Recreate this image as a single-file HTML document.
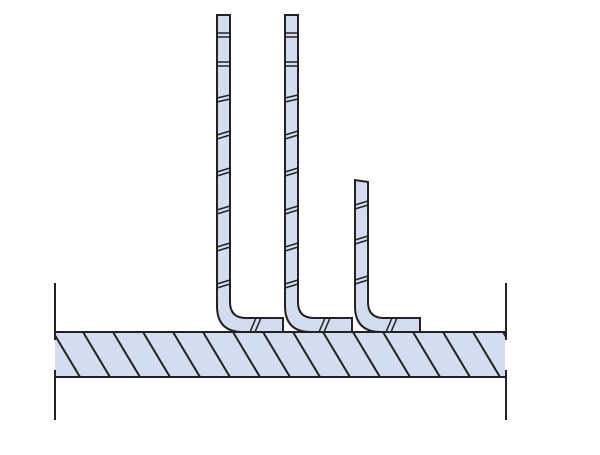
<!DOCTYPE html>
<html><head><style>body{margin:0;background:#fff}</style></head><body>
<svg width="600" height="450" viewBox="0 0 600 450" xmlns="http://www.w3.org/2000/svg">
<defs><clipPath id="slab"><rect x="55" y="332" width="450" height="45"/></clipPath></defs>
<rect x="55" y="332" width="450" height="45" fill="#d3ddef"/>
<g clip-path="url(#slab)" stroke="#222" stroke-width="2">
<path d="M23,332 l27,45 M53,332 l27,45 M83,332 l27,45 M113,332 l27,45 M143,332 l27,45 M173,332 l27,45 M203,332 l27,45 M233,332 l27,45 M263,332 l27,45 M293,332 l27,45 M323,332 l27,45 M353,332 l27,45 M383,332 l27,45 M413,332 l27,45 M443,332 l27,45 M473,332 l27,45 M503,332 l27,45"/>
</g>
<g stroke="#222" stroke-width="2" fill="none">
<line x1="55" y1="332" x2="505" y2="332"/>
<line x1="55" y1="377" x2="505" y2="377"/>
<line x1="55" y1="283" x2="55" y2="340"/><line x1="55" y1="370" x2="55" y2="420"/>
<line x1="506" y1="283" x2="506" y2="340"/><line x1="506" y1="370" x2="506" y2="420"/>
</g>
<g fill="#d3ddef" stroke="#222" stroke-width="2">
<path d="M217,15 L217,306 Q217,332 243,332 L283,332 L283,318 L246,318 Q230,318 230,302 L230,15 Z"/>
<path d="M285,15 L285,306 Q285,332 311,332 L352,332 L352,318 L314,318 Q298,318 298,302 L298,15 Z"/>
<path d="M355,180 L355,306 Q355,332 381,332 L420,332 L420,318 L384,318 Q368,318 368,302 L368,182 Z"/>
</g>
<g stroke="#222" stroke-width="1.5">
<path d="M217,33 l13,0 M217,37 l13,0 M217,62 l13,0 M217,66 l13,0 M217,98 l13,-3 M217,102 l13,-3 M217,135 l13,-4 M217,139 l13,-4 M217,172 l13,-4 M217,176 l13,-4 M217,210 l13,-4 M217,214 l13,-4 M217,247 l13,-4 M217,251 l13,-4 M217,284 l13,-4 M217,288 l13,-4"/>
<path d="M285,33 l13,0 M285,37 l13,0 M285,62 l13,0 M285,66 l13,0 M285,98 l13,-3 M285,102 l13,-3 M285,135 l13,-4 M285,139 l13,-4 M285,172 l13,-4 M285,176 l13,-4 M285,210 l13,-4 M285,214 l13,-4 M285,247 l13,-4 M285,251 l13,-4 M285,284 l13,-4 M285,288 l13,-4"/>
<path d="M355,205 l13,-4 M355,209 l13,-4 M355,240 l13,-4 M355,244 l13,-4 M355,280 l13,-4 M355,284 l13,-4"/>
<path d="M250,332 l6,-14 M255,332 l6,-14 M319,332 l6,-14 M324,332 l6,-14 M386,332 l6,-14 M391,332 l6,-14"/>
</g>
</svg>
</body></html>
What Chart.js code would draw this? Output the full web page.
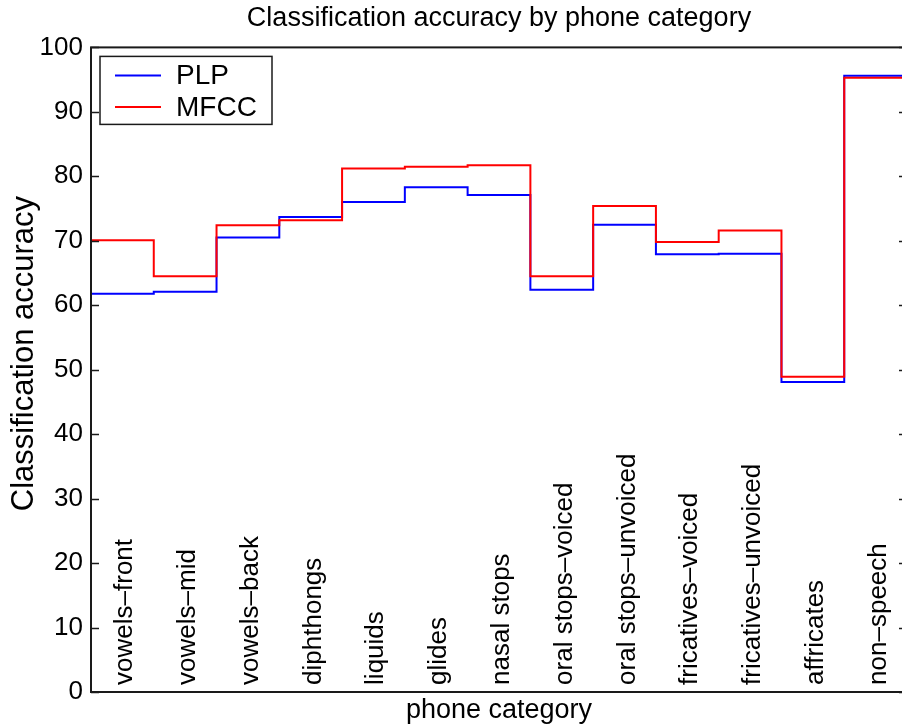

******************************

- **DIRECTION**
Write out each entry exactly as given, but skip the pictures.

- **THE COMPLETED TASK**
Recreate this image as a single-file HTML document.
<!DOCTYPE html>
<html><head><style>body{margin:0;background:#fff}</style></head><body>
<svg width="600" height="450" viewBox="0 0 600 450" xmlns="http://www.w3.org/2000/svg">
<defs><clipPath id="slab"><rect x="55" y="332" width="450" height="45"/></clipPath></defs>
<rect x="55" y="332" width="450" height="45" fill="#d3ddef"/>
<g clip-path="url(#slab)" stroke="#222" stroke-width="2">
<path d="M23,332 l27,45 M53,332 l27,45 M83,332 l27,45 M113,332 l27,45 M143,332 l27,45 M173,332 l27,45 M203,332 l27,45 M233,332 l27,45 M263,332 l27,45 M293,332 l27,45 M323,332 l27,45 M353,332 l27,45 M383,332 l27,45 M413,332 l27,45 M443,332 l27,45 M473,332 l27,45 M503,332 l27,45"/>
</g>
<g stroke="#222" stroke-width="2" fill="none">
<line x1="55" y1="332" x2="505" y2="332"/>
<line x1="55" y1="377" x2="505" y2="377"/>
<line x1="55" y1="283" x2="55" y2="340"/><line x1="55" y1="370" x2="55" y2="420"/>
<line x1="506" y1="283" x2="506" y2="340"/><line x1="506" y1="370" x2="506" y2="420"/>
</g>
<g fill="#d3ddef" stroke="#222" stroke-width="2">
<path d="M217,15 L217,306 Q217,332 243,332 L283,332 L283,318 L246,318 Q230,318 230,302 L230,15 Z"/>
<path d="M285,15 L285,306 Q285,332 311,332 L352,332 L352,318 L314,318 Q298,318 298,302 L298,15 Z"/>
<path d="M355,180 L355,306 Q355,332 381,332 L420,332 L420,318 L384,318 Q368,318 368,302 L368,182 Z"/>
</g>
<g stroke="#222" stroke-width="1.5">
<path d="M217,33 l13,0 M217,37 l13,0 M217,62 l13,0 M217,66 l13,0 M217,98 l13,-3 M217,102 l13,-3 M217,135 l13,-4 M217,139 l13,-4 M217,172 l13,-4 M217,176 l13,-4 M217,210 l13,-4 M217,214 l13,-4 M217,247 l13,-4 M217,251 l13,-4 M217,284 l13,-4 M217,288 l13,-4"/>
<path d="M285,33 l13,0 M285,37 l13,0 M285,62 l13,0 M285,66 l13,0 M285,98 l13,-3 M285,102 l13,-3 M285,135 l13,-4 M285,139 l13,-4 M285,172 l13,-4 M285,176 l13,-4 M285,210 l13,-4 M285,214 l13,-4 M285,247 l13,-4 M285,251 l13,-4 M285,284 l13,-4 M285,288 l13,-4"/>
<path d="M355,205 l13,-4 M355,209 l13,-4 M355,240 l13,-4 M355,244 l13,-4 M355,280 l13,-4 M355,284 l13,-4"/>
<path d="M250,332 l6,-14 M255,332 l6,-14 M319,332 l6,-14 M324,332 l6,-14 M386,332 l6,-14 M391,332 l6,-14"/>
</g>
</svg>
</body></html>
What Chart.js code would draw this? Output the full web page.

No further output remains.